Thursday, May 02, 2013

Hotel Transylvania

The family and I watched the movie Hotel Transylvania on 3D Blu-ray. It was an excellent though somewhat uneven film, with lots of knowing cultural references, non-stop sight-gags, and a touching if time-worn theme of a father's worry over his daughter's coming-of-age.

The film is pretty obviously an allegory for the Jewish experience in America, though suprisingly few reviewers have remarked on this. Count Dracula retreats into seclusion from a howling mob of torch-bearing, vaguely Germanic human villagers to build a hidden refuge for monsters. Therein they nurse a culture of fear and grievance against humans, though by movie's end they emerge into a vaguely American world where monsters are celebrated rather than scorned.

To the extent that this story is a message to executive producer Adam Sandler's fellow jews -- Christians don't actually hate you anymore, and your reflexive anti-Gentilism is outdated -- I can't help regard the film as a positive development. Yet questions remain. Is Sandler a-okay with intermarriage? (Dracula's daughter Mavis (Selena Gomez) falls in love with a human backpacker that stumbles into the hotel.) Are the unions Jewish or Gentile? (Mavis is 118 years old and apparently immortal; what happens as the backpacker ages normally?) What exactly does the hotel represent? (Israel? Insularity in general?)

Hotel Transylvania borrows promiscuously from the legends of the full monster pantheon (werewolves, vampires, zombies, etc.) who were originally called into being to embody traits that were . . . how can I put this . . . somewhat anti-social. And then it implies that those legends are all false: monsters are merely misunderstood, and the fear of them is mindless predjudice. That's just a little too tidy even for a children's movie. (This review hints at some of this.)

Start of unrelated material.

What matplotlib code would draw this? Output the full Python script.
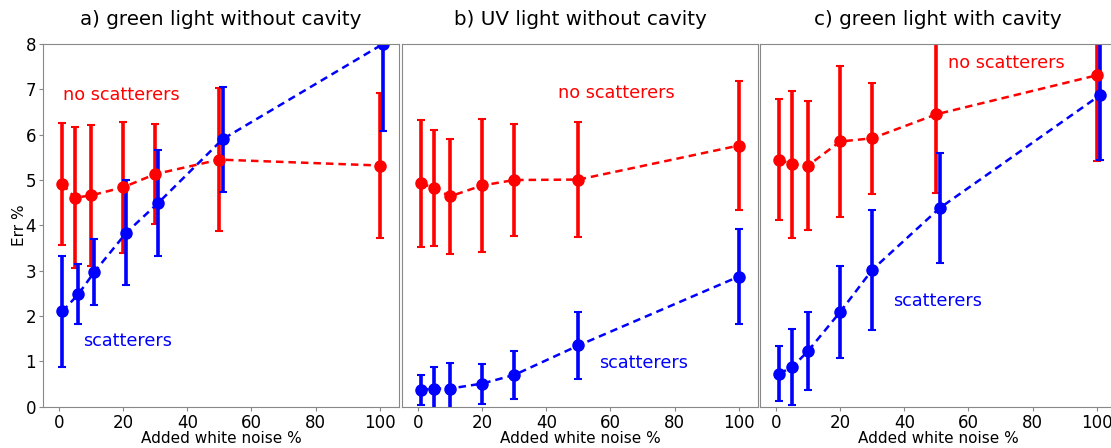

The movie makes a nod toward portraying the backpacker as someone to whom a modern teenager would credibly be attracted, but the result is something of a mishmash. Jonathan (Andy Samberg) is at once too clueless (in the California surfer mode) to realize he has stumbled into the hotel of the undead, yet simultaneously excels at whatever he does, be it hiphop music or surfing magic tables. But he also manages to play it pretty cool around Mavis and doesn't give immediate reign to his interest in her.